The Securities and Exchange Commission’s new market access rule, set to go into effect on July 14, has brokers scrambling to comply with a set of regulations many feel are too confusing, and are also apt to be more expensive than originally anticipated.
New regulations associated with SEC Rule 15c3-5 will end the practice of brokers offering unfiltered or "naked" access to exchanges and alternative trading systems. Currently, brokers providing naked access will only monitor their clients’ trades after the fact, or sometimes not at all.
Both the Financial Information Forum and the Securities Industry and Financial Markets Association have asked the SEC to consider a phased-in implementation of the rule, delaying certain portions until November 30, though other key parts would still go into effect on July 14. The Commission is currently considering the request.
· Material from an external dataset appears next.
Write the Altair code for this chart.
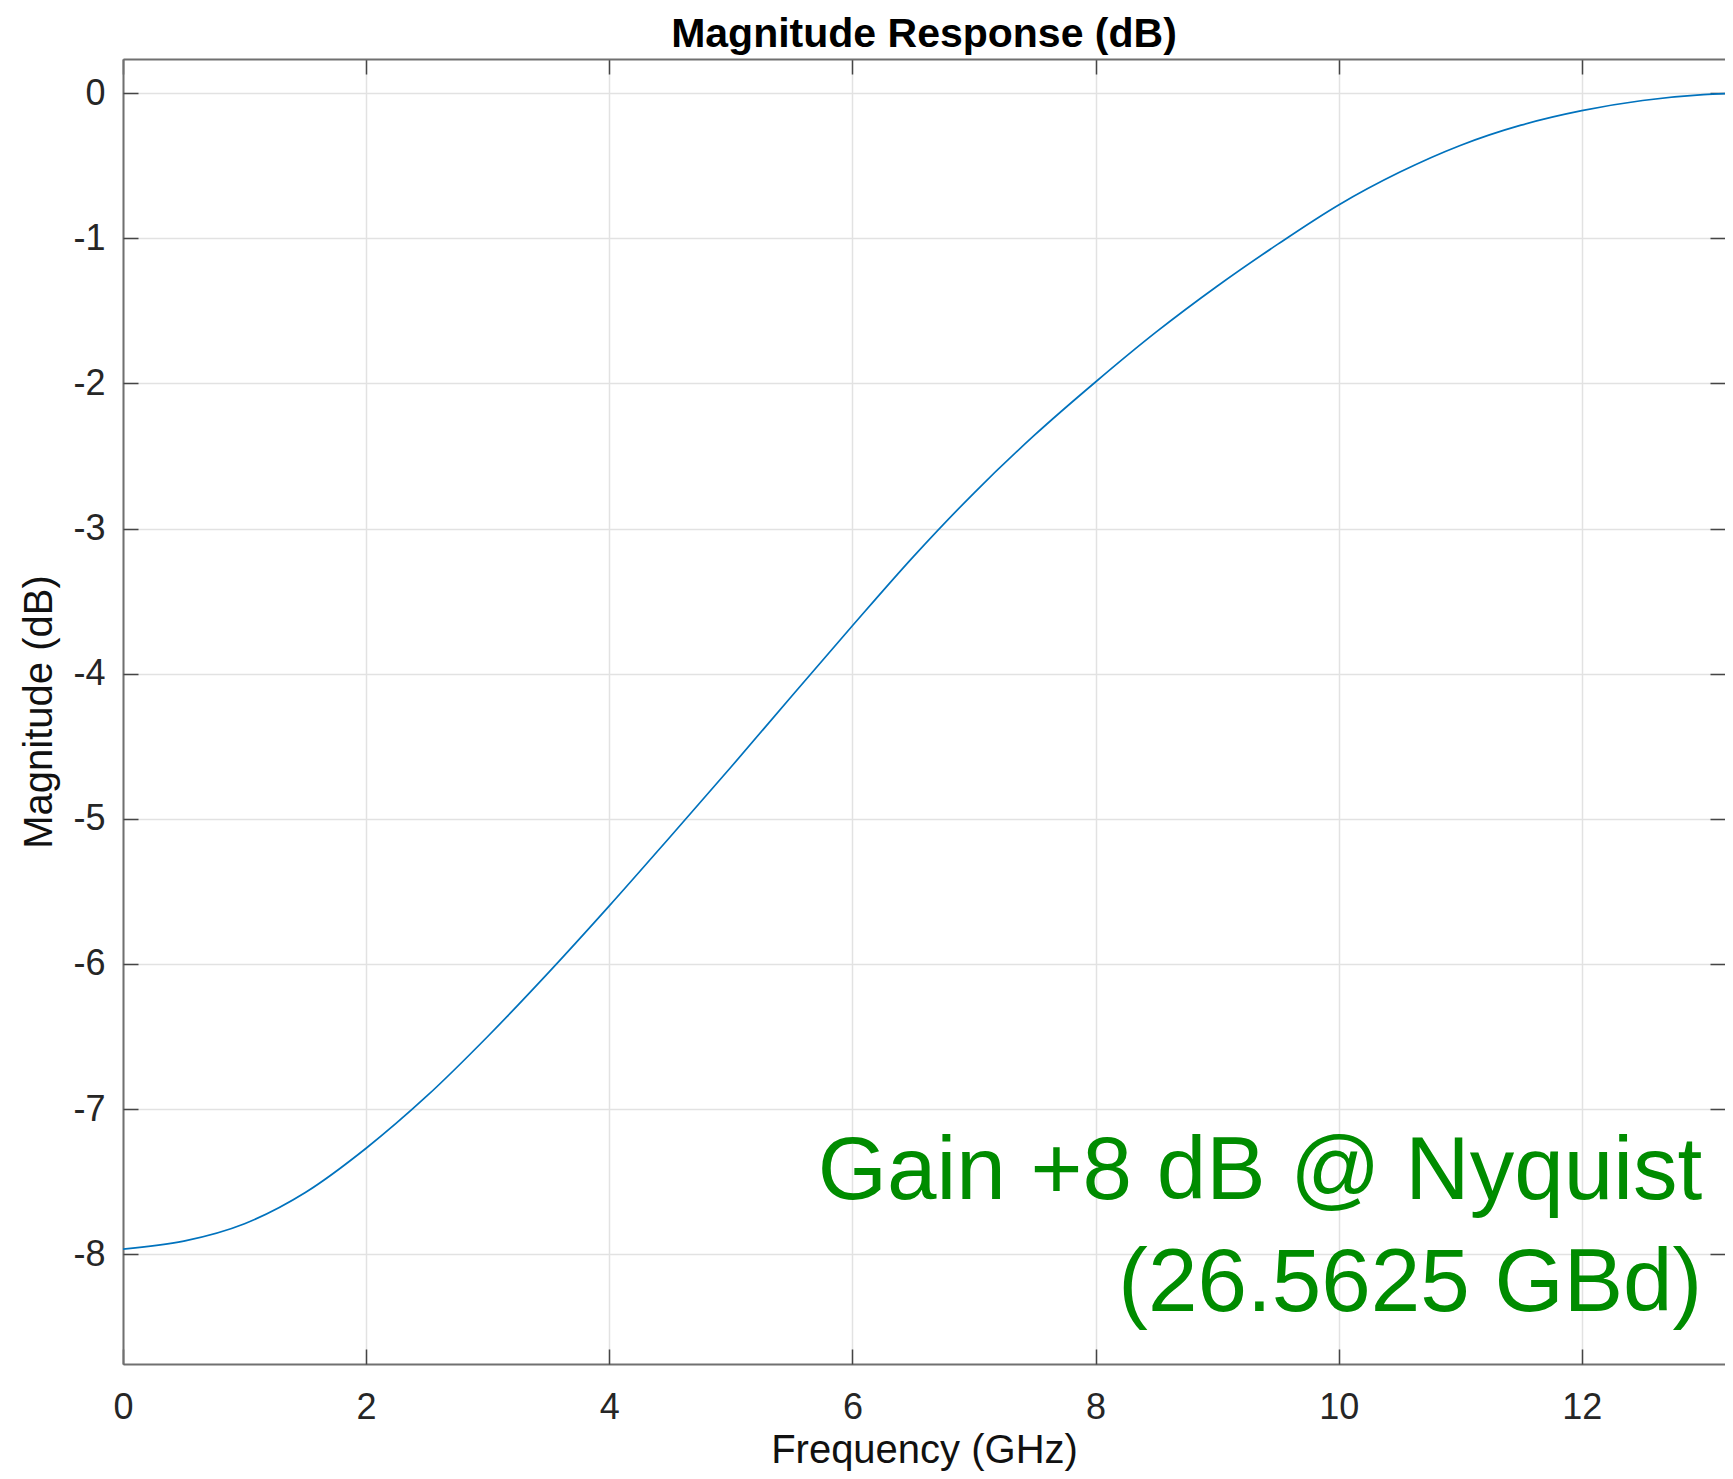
import altair as alt
import pandas as pd

# ---- data ----
freq_ghz = [0.0, 0.5, 1.0, 1.5, 2.0, 2.5, 3.0, 3.5, 4.0, 4.5, 5.0, 5.5, 6.0, 6.5,
            7.0, 7.5, 8.0, 8.5, 9.0, 9.5, 10.0, 10.5, 11.0, 11.5, 12.0, 12.5, 13.0, 13.28]
mag_db = [-7.965, -7.91, -7.79, -7.575, -7.27, -6.91, -6.50, -6.06, -5.60, -5.125,
          -4.645, -4.155, -3.67, -3.195, -2.755, -2.355, -1.99, -1.645, -1.33, -1.04,
          -0.77, -0.545, -0.36, -0.22, -0.12, -0.05, -0.01, 0.0]

x_ticks = [0, 2, 4, 6, 8, 10, 12]
y_ticks = [0, -1, -2, -3, -4, -5, -6, -7, -8]

ann_text = ["Gain +8 dB @ Nyquist", "(26.5625 GBd)"]
ann_x = [12.99, 12.99]
ann_y = [-7.62, -8.39]

x_domain = [0, 13.178]
y_domain = [-8.757, 0.236]

df = pd.DataFrame({"f": freq_ghz, "m": mag_db})
ann = pd.DataFrame({"t": ann_text, "x": ann_x, "y": ann_y})

FONT = "Liberation Sans"
xscale = alt.Scale(domain=x_domain, nice=False, zero=False)
yscale = alt.Scale(domain=y_domain, nice=False, zero=False)

base = alt.Chart(df)

main = base.mark_line(color="#0072BD", strokeWidth=1.7, clip=True, interpolate="monotone").encode(
    x=alt.X("f:Q", scale=xscale, axis=alt.Axis(
        orient="bottom", values=x_ticks, title="Frequency (GHz)", grid=True,
        gridColor="#e2e2e2", gridWidth=1.5, ticks=False, tickSize=0, domain=True,
        domainColor="#707070", domainWidth=2, labelFont=FONT, labelFontSize=36,
        labelColor="#262626", labelPadding=26, labelFlush=False, titleFont=FONT,
        titleFontSize=40, titleFontWeight="normal", titleColor="#111111",
        titlePadding=5)),
    y=alt.Y("m:Q", scale=yscale, axis=alt.Axis(
        orient="left", values=y_ticks, title="Magnitude (dB)", grid=True,
        gridColor="#e2e2e2", gridWidth=1.5, ticks=False, tickSize=0, domain=True,
        domainColor="#707070", domainWidth=2, labelFont=FONT, labelFontSize=36,
        labelColor="#262626", labelPadding=18, labelFlush=False,
        labelExpr="toString(datum.value)", titleFont=FONT, titleFontSize=40,
        titleFontWeight="normal", titleColor="#111111", titlePadding=13)),
)

tick_style = dict(labels=False, domain=False, grid=False, ticks=True, tickSize=15,
                  tickColor="#454545", tickWidth=1.5, offset=-15, title=None,
                  minExtent=0)

ticks_bl = base.mark_line(opacity=0).encode(
    x=alt.X("f:Q", scale=xscale, axis=alt.Axis(orient="bottom", values=x_ticks, **tick_style)),
    y=alt.Y("m:Q", scale=yscale, axis=alt.Axis(orient="left", values=y_ticks, **tick_style)),
)

ticks_tr = base.mark_line(opacity=0).encode(
    x=alt.X("f:Q", scale=xscale, axis=alt.Axis(orient="top", values=x_ticks, **tick_style)),
    y=alt.Y("m:Q", scale=yscale, axis=alt.Axis(orient="right", values=y_ticks, **tick_style)),
)

top_border = base.mark_line(opacity=0).encode(
    x=alt.X("f:Q", scale=xscale, axis=alt.Axis(
        orient="top", values=x_ticks, labels=False, ticks=False, tickSize=0, grid=False,
        domain=True, domainColor="#707070", domainWidth=2, title=None, minExtent=0)),
    y=alt.Y("m:Q", scale=yscale, axis=None),
)

label = alt.Chart(ann).mark_text(
    align="right", baseline="alphabetic", font=FONT, fontSize=89, color="#008c00"
).encode(
    x=alt.X("x:Q", scale=xscale, axis=None),
    y=alt.Y("y:Q", scale=yscale, axis=None),
    text="t:N",
)

chart = alt.layer(main, ticks_bl, ticks_tr, top_border, label).resolve_axis(
    x="independent", y="independent"
).properties(
    width=1602,
    height=1305,
    autosize=alt.AutoSizeParams(type="none"),
    padding={"left": 115, "top": 51, "right": 0, "bottom": 107},
    title=alt.TitleParams(
        "Magnitude Response (dB)", font=FONT, fontSize=41, fontWeight="bold",
        color="#000000", baseline="alphabetic", offset=-29.5, anchor="middle"),
).configure_view(stroke="transparent")

chart.save("out.html", embed_options={"renderer": "svg", "actions": False})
When the SEC adopted the rule in November, the agency said the costs associated with compliance would be justified by new protections on market integrity and efficiency. It estimated the industry would have to spend about $22 million, or an average of $16,000 per firm, on hardware and software to implement the rule. Ongoing compliance costs would be somewhat more, about $28.2 million, or $20,500 per broker dealer, annually, the SEC said.
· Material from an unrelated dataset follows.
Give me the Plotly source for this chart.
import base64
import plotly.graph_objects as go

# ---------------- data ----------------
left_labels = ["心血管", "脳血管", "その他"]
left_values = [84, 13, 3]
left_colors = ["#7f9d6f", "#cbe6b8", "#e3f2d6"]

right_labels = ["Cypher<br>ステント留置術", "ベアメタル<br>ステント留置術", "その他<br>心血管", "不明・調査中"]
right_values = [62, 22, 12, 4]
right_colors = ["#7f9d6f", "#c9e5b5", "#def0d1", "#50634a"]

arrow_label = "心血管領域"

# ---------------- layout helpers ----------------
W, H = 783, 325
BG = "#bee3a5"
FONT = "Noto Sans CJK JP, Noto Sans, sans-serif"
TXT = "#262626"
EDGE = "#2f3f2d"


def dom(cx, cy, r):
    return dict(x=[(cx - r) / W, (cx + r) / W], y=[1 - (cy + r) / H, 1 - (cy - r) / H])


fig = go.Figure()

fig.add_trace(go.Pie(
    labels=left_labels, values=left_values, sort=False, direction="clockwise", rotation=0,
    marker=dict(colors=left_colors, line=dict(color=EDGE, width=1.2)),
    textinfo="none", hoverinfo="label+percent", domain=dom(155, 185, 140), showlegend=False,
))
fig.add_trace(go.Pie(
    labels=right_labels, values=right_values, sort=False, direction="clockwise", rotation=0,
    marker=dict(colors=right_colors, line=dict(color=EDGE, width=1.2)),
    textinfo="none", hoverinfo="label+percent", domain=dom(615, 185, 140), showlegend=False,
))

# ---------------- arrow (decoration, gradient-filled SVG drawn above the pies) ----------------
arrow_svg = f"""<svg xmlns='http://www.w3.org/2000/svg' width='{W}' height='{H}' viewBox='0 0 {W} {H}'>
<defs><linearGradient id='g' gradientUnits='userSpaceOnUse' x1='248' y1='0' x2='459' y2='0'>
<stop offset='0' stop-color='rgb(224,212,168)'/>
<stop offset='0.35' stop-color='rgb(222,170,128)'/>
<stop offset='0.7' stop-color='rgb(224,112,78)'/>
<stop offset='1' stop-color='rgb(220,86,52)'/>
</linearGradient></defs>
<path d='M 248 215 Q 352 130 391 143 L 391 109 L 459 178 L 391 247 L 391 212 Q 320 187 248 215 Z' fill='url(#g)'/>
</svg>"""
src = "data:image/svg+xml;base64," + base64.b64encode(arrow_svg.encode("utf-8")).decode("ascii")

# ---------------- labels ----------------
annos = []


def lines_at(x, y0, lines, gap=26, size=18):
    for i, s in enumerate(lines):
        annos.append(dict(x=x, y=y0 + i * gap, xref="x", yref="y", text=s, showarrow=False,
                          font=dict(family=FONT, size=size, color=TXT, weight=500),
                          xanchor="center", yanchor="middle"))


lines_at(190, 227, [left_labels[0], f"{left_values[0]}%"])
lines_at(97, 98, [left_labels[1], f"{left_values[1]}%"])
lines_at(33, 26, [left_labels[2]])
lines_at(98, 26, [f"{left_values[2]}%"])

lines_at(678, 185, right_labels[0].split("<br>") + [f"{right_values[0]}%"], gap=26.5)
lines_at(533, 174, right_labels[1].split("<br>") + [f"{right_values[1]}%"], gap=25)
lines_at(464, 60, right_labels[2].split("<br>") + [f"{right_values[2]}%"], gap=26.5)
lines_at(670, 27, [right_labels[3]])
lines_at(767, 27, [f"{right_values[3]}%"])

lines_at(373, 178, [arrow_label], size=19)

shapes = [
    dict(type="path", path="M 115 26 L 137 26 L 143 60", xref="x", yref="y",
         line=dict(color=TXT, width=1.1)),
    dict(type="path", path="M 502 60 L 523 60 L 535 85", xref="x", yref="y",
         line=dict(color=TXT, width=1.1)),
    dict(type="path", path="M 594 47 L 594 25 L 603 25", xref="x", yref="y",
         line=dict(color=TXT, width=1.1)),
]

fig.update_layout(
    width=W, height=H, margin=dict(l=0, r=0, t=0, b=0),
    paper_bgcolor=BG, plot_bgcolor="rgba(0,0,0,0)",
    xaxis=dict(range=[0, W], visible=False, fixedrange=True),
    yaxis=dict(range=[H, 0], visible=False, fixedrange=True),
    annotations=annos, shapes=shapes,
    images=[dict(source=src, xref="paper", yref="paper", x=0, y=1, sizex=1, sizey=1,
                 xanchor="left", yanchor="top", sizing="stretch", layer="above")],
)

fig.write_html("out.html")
But John Jacobs, director of operations for Lime Brokerage, said for firms used to providing naked access the costs could be quite higher than those predicted averages.
"Going from a post-trade environment to a pre-trade environment requires some pretty substantial investment," Jacobs said.
Lime is one of the brokerages that pushed for the new rule, so it already had controls in place, according to Jacobs. Firms offering naked access, however, tend to cater to high-frequency traders, and providing pre-trade controls while also maintaining low latency won’t be cheap, he said.
(Lime was recently acquired by Wedbush, a competitor in the business of servicing HFTs. In the past, Wedbush has been cited as one of the major firms offering naked access.)
Chris Lees, a vice president at SunGard Global Trading, said the adjustments required of brokers are probably some of the most costly technical changes brokers have had to make in the past few years.
In addition to making sure that sponsored access clients are following procedures to prevent accidental or improper trades, under the new regulation brokers will also have to make sure clients comply with exchange rules.
If a sponsored access client violates a rule of one of the exchanges, the sponsoring broker would not only be liable for a fine from the exchange, it could also face enforcement action from the SEC, Lees said.
According to Michael O’Conor, director of management consulting for Jordan & Jordan, most everyone agrees that controlling access is important. However, it is still unclear how far brokers will have to go to comply with the new rule.
"There have been some questions as to interpretation of what the Commission is asking them to do and how they are going to approach doing it," O’Conor said.
Under the new rule, brokers will still be allowed to offer sponsored access, in which a client uses the broker’s MPID to go directly to an exchange or ATS, often with a separate prime broker clearing and settling their trades. However, this access would have to be accompanied by certain limits imposed by the broker.
The process of creating, implementing and monitoring these limits is well underway by brokerage firms, but many questions remain, according to O’Conor. For instance, firms are supposed to have controls designed to prevent duplicative orders, but detecting duplication can be difficult with some algorithmic trading systems used by clients.
"Some algos are designed to create many orders that are similar," O’Conor said. "There are multiple approaches that brokers can take to that."
The variety of tactics being taken by brokerages is proving to be a challenge to the software vendors trying to help them comply with the rule, according to SunGard’s Lees.
"There are very different interpretations of what you would typically expect to be standardized checks," said Lees. "Brokers are interpreting the rule as they consider it to apply to their particular client base, but it’s very inconsistent."
Michael Lynch, head of execution services for the Americas at Bank of America Merrill Lynch, said while he would support a phased-in approach to the rule as the FIF and SIFMA have proposed, BofA Merrill will be ready for the July 14 deadline regardless.
Because the firm already had pre-trade controls on its order flow, it was largely able to adapt its existing technology to address the requirements of the new rule, Lynch said.